** START OF Information given **
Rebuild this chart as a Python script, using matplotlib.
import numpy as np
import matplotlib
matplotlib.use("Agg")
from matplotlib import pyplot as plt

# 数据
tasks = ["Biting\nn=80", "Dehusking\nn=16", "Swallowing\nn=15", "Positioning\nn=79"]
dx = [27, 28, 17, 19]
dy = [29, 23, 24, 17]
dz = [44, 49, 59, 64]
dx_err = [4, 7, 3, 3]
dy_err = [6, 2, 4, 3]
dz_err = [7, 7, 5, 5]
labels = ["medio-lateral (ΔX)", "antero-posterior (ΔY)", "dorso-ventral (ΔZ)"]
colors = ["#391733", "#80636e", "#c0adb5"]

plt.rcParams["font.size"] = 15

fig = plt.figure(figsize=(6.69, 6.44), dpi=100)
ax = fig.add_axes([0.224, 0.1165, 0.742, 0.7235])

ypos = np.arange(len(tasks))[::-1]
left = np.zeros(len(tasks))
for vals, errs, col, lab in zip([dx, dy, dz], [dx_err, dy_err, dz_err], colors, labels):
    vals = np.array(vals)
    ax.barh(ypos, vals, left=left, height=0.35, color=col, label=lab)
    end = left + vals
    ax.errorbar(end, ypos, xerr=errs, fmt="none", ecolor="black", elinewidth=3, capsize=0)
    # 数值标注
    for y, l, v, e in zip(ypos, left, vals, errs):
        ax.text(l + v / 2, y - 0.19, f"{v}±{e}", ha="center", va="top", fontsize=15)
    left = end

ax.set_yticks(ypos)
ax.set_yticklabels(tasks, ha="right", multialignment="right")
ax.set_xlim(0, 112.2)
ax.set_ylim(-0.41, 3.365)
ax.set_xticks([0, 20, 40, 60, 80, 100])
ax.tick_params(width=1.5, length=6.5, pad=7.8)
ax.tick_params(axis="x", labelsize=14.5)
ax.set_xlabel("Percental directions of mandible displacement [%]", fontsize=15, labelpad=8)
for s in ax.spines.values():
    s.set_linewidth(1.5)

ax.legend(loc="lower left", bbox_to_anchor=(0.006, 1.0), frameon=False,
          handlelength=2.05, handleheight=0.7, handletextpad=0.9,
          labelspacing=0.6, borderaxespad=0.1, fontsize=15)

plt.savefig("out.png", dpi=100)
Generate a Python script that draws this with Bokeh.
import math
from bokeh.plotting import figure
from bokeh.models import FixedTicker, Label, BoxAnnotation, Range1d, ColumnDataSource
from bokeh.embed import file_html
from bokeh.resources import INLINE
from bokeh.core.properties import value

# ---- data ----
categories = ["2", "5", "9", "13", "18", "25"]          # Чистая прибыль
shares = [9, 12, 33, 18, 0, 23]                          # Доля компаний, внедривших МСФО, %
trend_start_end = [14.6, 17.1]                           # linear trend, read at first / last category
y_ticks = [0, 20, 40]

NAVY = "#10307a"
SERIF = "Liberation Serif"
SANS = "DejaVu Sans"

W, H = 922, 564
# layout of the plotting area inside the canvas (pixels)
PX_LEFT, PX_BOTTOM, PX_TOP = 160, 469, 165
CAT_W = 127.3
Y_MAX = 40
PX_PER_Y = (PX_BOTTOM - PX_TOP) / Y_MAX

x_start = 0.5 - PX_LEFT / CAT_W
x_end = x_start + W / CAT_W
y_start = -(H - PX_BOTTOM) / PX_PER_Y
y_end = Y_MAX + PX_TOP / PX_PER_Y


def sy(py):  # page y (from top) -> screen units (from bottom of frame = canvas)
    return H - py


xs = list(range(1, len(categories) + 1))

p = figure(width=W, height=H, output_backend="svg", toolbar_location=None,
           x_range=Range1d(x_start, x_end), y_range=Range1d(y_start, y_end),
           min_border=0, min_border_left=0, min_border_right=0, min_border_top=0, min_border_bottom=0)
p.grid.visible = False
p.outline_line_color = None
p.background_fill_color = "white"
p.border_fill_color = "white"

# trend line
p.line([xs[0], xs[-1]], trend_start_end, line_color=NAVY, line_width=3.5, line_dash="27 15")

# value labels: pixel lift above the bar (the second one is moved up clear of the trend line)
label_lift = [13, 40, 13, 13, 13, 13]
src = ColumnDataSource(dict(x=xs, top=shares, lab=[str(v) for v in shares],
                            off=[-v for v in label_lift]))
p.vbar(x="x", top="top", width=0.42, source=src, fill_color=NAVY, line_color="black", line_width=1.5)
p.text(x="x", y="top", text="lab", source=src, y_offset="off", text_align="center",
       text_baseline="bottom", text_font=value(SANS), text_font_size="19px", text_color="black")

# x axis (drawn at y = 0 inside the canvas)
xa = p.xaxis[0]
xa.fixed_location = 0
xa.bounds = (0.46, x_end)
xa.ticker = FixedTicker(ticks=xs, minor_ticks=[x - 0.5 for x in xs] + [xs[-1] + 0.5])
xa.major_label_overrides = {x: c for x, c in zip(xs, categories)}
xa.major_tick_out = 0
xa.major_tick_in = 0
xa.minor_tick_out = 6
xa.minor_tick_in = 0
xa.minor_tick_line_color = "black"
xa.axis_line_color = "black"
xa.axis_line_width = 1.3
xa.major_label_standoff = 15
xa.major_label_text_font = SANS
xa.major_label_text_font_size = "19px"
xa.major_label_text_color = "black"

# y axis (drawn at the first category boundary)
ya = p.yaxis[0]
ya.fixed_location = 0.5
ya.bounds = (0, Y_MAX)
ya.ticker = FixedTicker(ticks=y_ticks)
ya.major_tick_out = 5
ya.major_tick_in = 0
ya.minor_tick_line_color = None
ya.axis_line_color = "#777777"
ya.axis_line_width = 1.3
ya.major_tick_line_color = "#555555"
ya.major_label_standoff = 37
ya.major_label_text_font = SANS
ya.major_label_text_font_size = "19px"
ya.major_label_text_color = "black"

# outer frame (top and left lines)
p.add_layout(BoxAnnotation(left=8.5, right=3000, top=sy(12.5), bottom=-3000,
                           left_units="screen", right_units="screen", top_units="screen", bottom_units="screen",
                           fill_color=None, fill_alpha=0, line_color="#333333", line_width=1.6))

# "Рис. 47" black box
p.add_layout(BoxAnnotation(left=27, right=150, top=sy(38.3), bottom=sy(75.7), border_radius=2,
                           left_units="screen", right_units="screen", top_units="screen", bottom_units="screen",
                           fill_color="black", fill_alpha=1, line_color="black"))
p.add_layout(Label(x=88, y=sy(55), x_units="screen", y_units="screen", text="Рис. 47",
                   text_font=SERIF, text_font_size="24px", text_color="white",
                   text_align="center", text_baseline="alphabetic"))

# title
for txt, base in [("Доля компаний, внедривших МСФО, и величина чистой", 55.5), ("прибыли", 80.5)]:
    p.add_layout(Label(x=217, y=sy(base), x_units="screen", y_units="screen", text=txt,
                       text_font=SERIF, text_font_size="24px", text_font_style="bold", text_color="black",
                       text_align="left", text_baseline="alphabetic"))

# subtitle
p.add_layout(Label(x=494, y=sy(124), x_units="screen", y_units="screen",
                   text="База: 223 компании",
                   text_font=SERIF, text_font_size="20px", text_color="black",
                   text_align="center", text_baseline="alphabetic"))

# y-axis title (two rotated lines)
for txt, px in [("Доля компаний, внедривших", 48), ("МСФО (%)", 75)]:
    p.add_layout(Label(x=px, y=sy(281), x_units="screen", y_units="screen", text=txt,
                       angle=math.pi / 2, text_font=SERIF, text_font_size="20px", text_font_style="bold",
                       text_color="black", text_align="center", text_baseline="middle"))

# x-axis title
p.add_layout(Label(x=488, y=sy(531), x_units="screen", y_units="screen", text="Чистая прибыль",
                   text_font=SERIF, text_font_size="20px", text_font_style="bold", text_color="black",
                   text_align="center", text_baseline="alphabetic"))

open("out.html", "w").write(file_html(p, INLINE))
** END OF Information given **
• _Exercise aim_
Above are the records; please copy exactly their first line and each line after it through the line containing "from matplotlib import pyplot as plt", and no line after that.

• _The solution_
Rebuild this chart as a Python script, using matplotlib.
import numpy as np
import matplotlib
matplotlib.use("Agg")
from matplotlib import pyplot as plt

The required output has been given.